--- BEGIN DATA ---

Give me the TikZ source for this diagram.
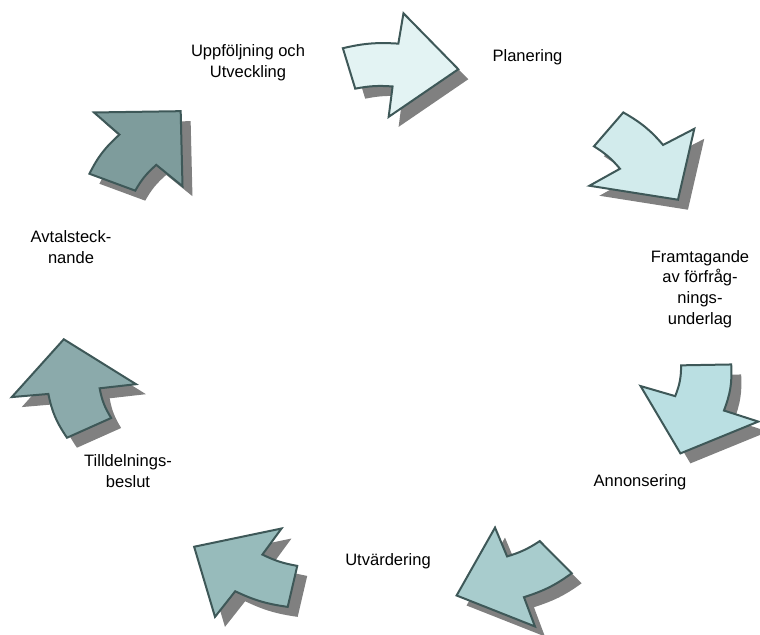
\documentclass[tikz,border=0pt]{standalone}
\usepackage{fontspec}
\setmainfont{Liberation Sans}

\definecolor{arrowline}{HTML}{3E5858}
\definecolor{arrowshade}{HTML}{808080}
\definecolor{stepA}{HTML}{E3F3F3}
\definecolor{stepB}{HTML}{D2EBEC}
\definecolor{stepC}{HTML}{BADFE2}
\definecolor{stepD}{HTML}{A8CCCD}
\definecolor{stepE}{HTML}{97BBBB}
\definecolor{stepF}{HTML}{8BAAAB}
\definecolor{stepG}{HTML}{7E9C9C}

% one bent block arrow, pointing along +x, outer side up
\newcommand{\cycleshape}{(-49,15) to[bend left=10] (-3,21.5) -- (0,52) -- (48,-2)
    -- (-8,-52) -- (-6,-21.5) to[bend right=9] (-37,-25) -- cycle}

\begin{document}
\begin{tikzpicture}[
            x=0.75pt, y=0.75pt,
            arrowbody/.style={
                draw=arrowline,
                line width=1.5pt
            },
            arrowshadow/.style={
                fill=arrowshade
            },
            phase/.style={
                align=center,
                inner sep=0pt,
                font=\fontsize{12.4}{15.5}\selectfont
            }
        ]

            \useasboundingbox (0,0) rectangle (760,635);

            \begin{scope}[shift={(387.5,304)}, xscale=1.2]
                \fill[arrowshadow, shift={(8.3,-10)}, shift={(87.6:266)}, rotate=-2.4] \cycleshape;
                \filldraw[arrowbody, fill=stepA, shift={(87.6:266)}, rotate=-2.4] \cycleshape;

                \fill[arrowshadow, shift={(8.3,-10)}, shift={(38.5:274)}, rotate=-52.5] \cycleshape;
                \filldraw[arrowbody, fill=stepB, shift={(38.5:274)}, rotate=-52.5] \cycleshape;

                \fill[arrowshadow, shift={(8.3,-10)}, shift={(-16.5:270)}, rotate=-105.5] \cycleshape;
                \filldraw[arrowbody, fill=stepC, shift={(-16.5:270)}, rotate=-105.5] \cycleshape;

                \fill[arrowshadow, shift={(8.3,-10)}, shift={(-67.5:268)}, rotate=-157] \cycleshape;
                \filldraw[arrowbody, fill=stepD, shift={(-67.5:268)}, rotate=-157] \cycleshape;

                \fill[arrowshadow, shift={(8.3,-10)}, shift={(-116.5:268)}, rotate=152.3] \cycleshape;
                \filldraw[arrowbody, fill=stepE, shift={(-116.5:268)}, rotate=152.3] \cycleshape;

                \fill[arrowshadow, shift={(8.3,-10)}, shift={(-168:268)}, rotate=101.5] \cycleshape;
                \filldraw[arrowbody, fill=stepF, shift={(-168:268)}, rotate=101.5] \cycleshape;

                \fill[arrowshadow, shift={(8.3,-10)}, shift={(138:276)}, rotate=49.4] \cycleshape;
                \filldraw[arrowbody, fill=stepG, shift={(138:276)}, rotate=49.4] \cycleshape;
            \end{scope}

            \node[phase] (plan) at (527.5, 578) {Planering};
            \node[phase] (spec) at (700, 346) {Framtagande\\av förfråg-\\nings-\\underlag};
            \node[phase] (ads) at (640, 153) {Annonsering};
            \node[phase] (eval) at (388, 74) {Utvärdering};
            \node[phase] (award) at (128, 164) {Tilldelnings-\\beslut};
            \node[phase] (contract) at (71, 388) {Avtalsteck-\\nande};
            \node[phase] (follow) at (248, 572) {Uppföljning och\\Utveckling};

        \end{tikzpicture}
\end{document}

--- END DATA ---

## WHAT THE TASK ASKS
Repeat only the lines between the start of the data and the line with "-- (-8,-52) -- (-6,-21.5)", including those two lines, and skip the pictures.

## CORRECT RESPONSE
Give me the TikZ source for this diagram.
\documentclass[tikz,border=0pt]{standalone}
\usepackage{fontspec}
\setmainfont{Liberation Sans}

\definecolor{arrowline}{HTML}{3E5858}
\definecolor{arrowshade}{HTML}{808080}
\definecolor{stepA}{HTML}{E3F3F3}
\definecolor{stepB}{HTML}{D2EBEC}
\definecolor{stepC}{HTML}{BADFE2}
\definecolor{stepD}{HTML}{A8CCCD}
\definecolor{stepE}{HTML}{97BBBB}
\definecolor{stepF}{HTML}{8BAAAB}
\definecolor{stepG}{HTML}{7E9C9C}

% one bent block arrow, pointing along +x, outer side up
\newcommand{\cycleshape}{(-49,15) to[bend left=10] (-3,21.5) -- (0,52) -- (48,-2)
    -- (-8,-52) -- (-6,-21.5) to[bend right=9] (-37,-25) -- cycle}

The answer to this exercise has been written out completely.